Overall, Johnson & Johnson is an excellent candidate for the buy-and-hold portfolio because of its diverse businesses. The company’s medical device and pharmaceutical segments provide more traditional health care exposure, while the consumer segment provides it with a hedge. Johnson & Johnson shares are mostly flat year to date, down nearly -1%. However, in the spirit of buy and hold forever, buyers of JNJ on Jan. 13, 1978, who held through 2015 would have seen a 20,230% return on their money.

Apple, Inc.

Apple, Inc. (NASDAQ: AAPL) is one of the world’s leading consumer electronic companies and one of the largest corporations overall, with a market cap of $687.35 billion. Apple’s story and past are widely known and respected by technology lovers and investors. Apple’s product lineup of the Apple Watch, MacBooks, iMacs, iPhone, iPads, iPods and Apple TV has captivated the world, as it seems mile-long lines form for new product releases. Apple released fiscal fourth-quarter earnings that once again set a record. While earnings were quite impressive, Apple’s China growth was strong and foretelling of Apple’s strong future ahead in the country. Unit sales in China rose 120% year over year during the quarter and nearly doubled revenue from the region to $12.5 billion. Additionally, with Apple opening two stores in the wealthy regions of the United Arab Emirates, the company stands to have a commanding presence in Dubai and Abu Dhabi. As of October 2015, Apple has a beta of 0.83 and a dividend yield of 1.73%.

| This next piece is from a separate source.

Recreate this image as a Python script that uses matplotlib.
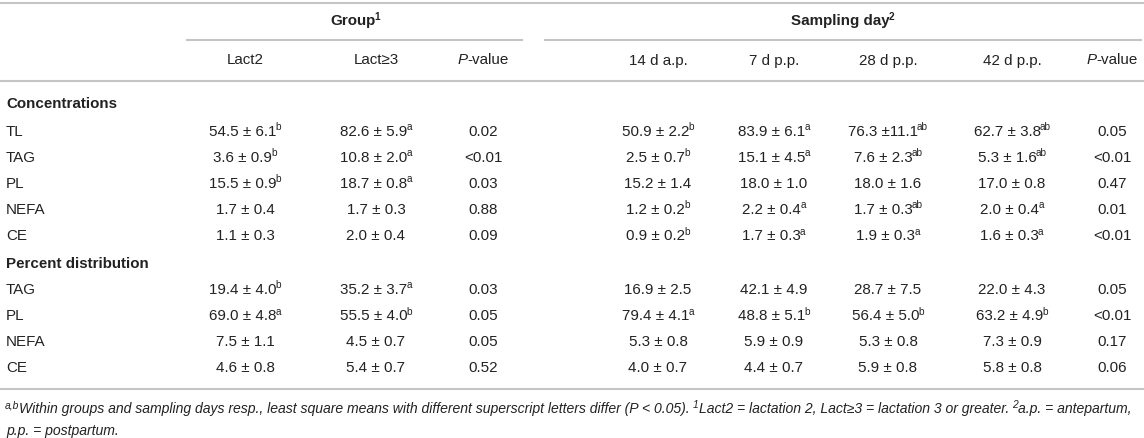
import matplotlib
matplotlib.use("Agg")
import matplotlib.pyplot as plt

plt.rcParams['font.family'] = ['Liberation Sans', 'DejaVu Sans']

# ---------------- data ----------------
row_labels = ['TL', 'TAG', 'PL', 'NEFA', 'CE', 'TAG', 'PL', 'NEFA', 'CE']
section_labels = ['Concentrations', 'Percent distribution']

lact2_mean = [54.5, 3.6, 15.5, 1.7, 1.1, 19.4, 69.0, 7.5, 4.6]
lact2_sem = [6.1, 0.9, 0.9, 0.4, 0.3, 4.0, 4.8, 1.1, 0.8]
lact2_sup = ['b', 'b', 'b', '', '', 'b', 'a', '', '']

lact3_mean = [82.6, 10.8, 18.7, 1.7, 2.0, 35.2, 55.5, 4.5, 5.4]
lact3_sem = [5.9, 2.0, 0.8, 0.3, 0.4, 3.7, 4.0, 0.7, 0.7]
lact3_sup = ['a', 'a', 'a', '', '', 'a', 'b', '', '']

group_p = ['0.02', '<0.01', '0.03', '0.88', '0.09', '0.03', '0.05', '0.05', '0.52']

d14_mean = [50.9, 2.5, 15.2, 1.2, 0.9, 16.9, 79.4, 5.3, 4.0]
d14_sem = [2.2, 0.7, 1.4, 0.2, 0.2, 2.5, 4.1, 0.8, 0.7]
d14_sup = ['b', 'b', '', 'b', 'b', '', 'a', '', '']

d7_mean = [83.9, 15.1, 18.0, 2.2, 1.7, 42.1, 48.8, 5.9, 4.4]
d7_sem = [6.1, 4.5, 1.0, 0.4, 0.3, 4.9, 5.1, 0.9, 0.7]
d7_sup = ['a', 'a', '', 'a', 'a', '', 'b', '', '']

d28_mean = [76.3, 7.6, 18.0, 1.7, 1.9, 28.7, 56.4, 5.3, 5.9]
d28_sem = [11.1, 2.3, 1.6, 0.3, 0.3, 7.5, 5.0, 0.8, 0.8]
d28_sup = ['ab', 'ab', '', 'ab', 'a', '', 'b', '', '']

d42_mean = [62.7, 5.3, 17.0, 2.0, 1.6, 22.0, 63.2, 7.3, 5.8]
d42_sem = [3.8, 1.6, 0.8, 0.4, 0.3, 4.3, 4.9, 0.9, 0.8]
d42_sup = ['ab', 'ab', '', 'a', 'a', '', 'b', '', '']

day_p = ['0.05', '<0.01', '0.47', '0.01', '<0.01', '0.05', '<0.01', '0.17', '0.06']

col_headers = ['Lact2', 'Lact≥3', 'P-value', '14 d a.p.', '7 d p.p.', '28 d p.p.', '42 d p.p.', 'P-value']

# ---------------- layout ----------------
W, H = 1144, 438
fig = plt.figure(figsize=(W / 100, H / 100), dpi=100)
ax = fig.add_axes([0, 0, 1, 1])
ax.set_xlim(0, W)
ax.set_ylim(H, 0)
ax.axis('off')
renderer = fig.canvas.get_renderer()

TXT = '#222222'
RULE = '#c4c4c4'
FS = 10.9
SUPFS = 7.2

col_x = [245, 376, 483, 658, 774, 888, 1012, 1112]


def rich(x, yb, parts, ha='center', fs=FS, color=TXT, supfs=None):
    """parts: list of (text, kind); kinds: r, i, b, sup, supi, supb."""
    if supfs is None:
        supfs = SUPFS
    objs = []
    for s, kind in parts:
        size = supfs if kind.startswith('sup') else fs
        style = 'italic' if kind in ('i', 'supi') else 'normal'
        weight = 'bold' if kind in ('b', 'supb') else 'normal'
        t = ax.text(0, yb, s, fontsize=size, fontstyle=style, fontweight=weight,
                    color=color, va='baseline', ha='left')
        bb = t.get_window_extent(renderer)
        kern = -1.0 if kind.startswith('sup') else 0.0
        objs.append((t, bb.width + kern, kind, kern))
    total = sum(o[1] for o in objs)
    cx = x - total / 2 if ha == 'center' else x
    for t, w, kind, kern in objs:
        dy = -5.5 if kind.startswith('sup') else 0
        t.set_position((cx + kern, yb + dy))
        cx += w
    return total


def rule(y, x0=0, x1=W):
    ax.plot([x0, x1], [y, y], color=RULE, lw=1.5, solid_capstyle='butt')


def cell(mean, sem, sup):
    sep = ' ±' if sem >= 10 else ' ± '
    parts = [(f'{mean:.1f}{sep}{sem:.1f}', 'r')]
    if sup:
        parts.append((sup, 'sup'))
    return parts


# rules
rule(3)
rule(40, 186, 523)
rule(40, 544, 1142)
rule(81)
rule(389)

# group headers
BO = 5.5  # baseline offset from visual centre
rich(355, 20 + BO, [('Group', 'b'), ('1', 'supb')])
rich(843, 20 + BO, [('Sampling day', 'b'), ('2', 'supb')])

# column headers
for x, h in zip(col_x, col_headers):
    if h.startswith('P-'):
        rich(x, 59 + BO, [('P', 'i'), ('-value', 'r')])
    else:
        rich(x, 59 + BO, [(h, 'r')])

# rows
sec_y = [103, 262]
row_y = [130, 156, 182, 208.5, 235, 288, 315, 341, 367]
for sy, lab in zip(sec_y, section_labels):
    rich(6, sy + BO, [(lab, 'b')], ha='left')

groups = [
    (lact2_mean, lact2_sem, lact2_sup),
    (lact3_mean, lact3_sem, lact3_sup),
    None,
    (d14_mean, d14_sem, d14_sup),
    (d7_mean, d7_sem, d7_sup),
    (d28_mean, d28_sem, d28_sup),
    (d42_mean, d42_sem, d42_sup),
    None,
]
for i, (y, lab) in enumerate(zip(row_y, row_labels)):
    rich(6, y + BO, [(lab, 'r')], ha='left')
    for j, x in enumerate(col_x):
        if j == 2:
            rich(x, y + BO, [(group_p[i], 'r')])
        elif j == 7:
            rich(x, y + BO, [(day_p[i], 'r')])
        else:
            m, s, sp = groups[j]
            rich(x, y + BO, cell(m[i], s[i], sp[i]))

# footnote
FFS = 10.1
rich(6, 408 + BO, [('a,b', 'supi'),
                   ('Within groups and sampling days resp., least square means with different superscript letters differ (P < 0.05). ', 'i'),
                   ('1', 'supi'),
                   ('Lact2 = lactation 2, Lact≥3 = lactation 3 or greater. ', 'i'),
                   ('2', 'supi'),
                   ('a.p. = antepartum,', 'i')], ha='left', fs=FFS, supfs=7.4)
rich(6, 430 + BO, [('p.p. = postpartum.', 'i')], ha='left', fs=FFS)

fig.savefig('out.png', dpi=100)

Apple’s future depends on the continued success of its international expansion. For the longest time, China was the main expansion focal point. As time passed, Apple was slowly able to establish the foothold it has in China as of 2015. While there is still further growth to be had in China, Apple must continue to focus on its international expansion to continue posting impressive quarters of earnings growth. Apple is having a good year in 2015 as the stock is up 9.2% year to date. Shareholders who held Apple stock since Dec. 19, 1980, through 2015 would have realized a return of 5,769.21%.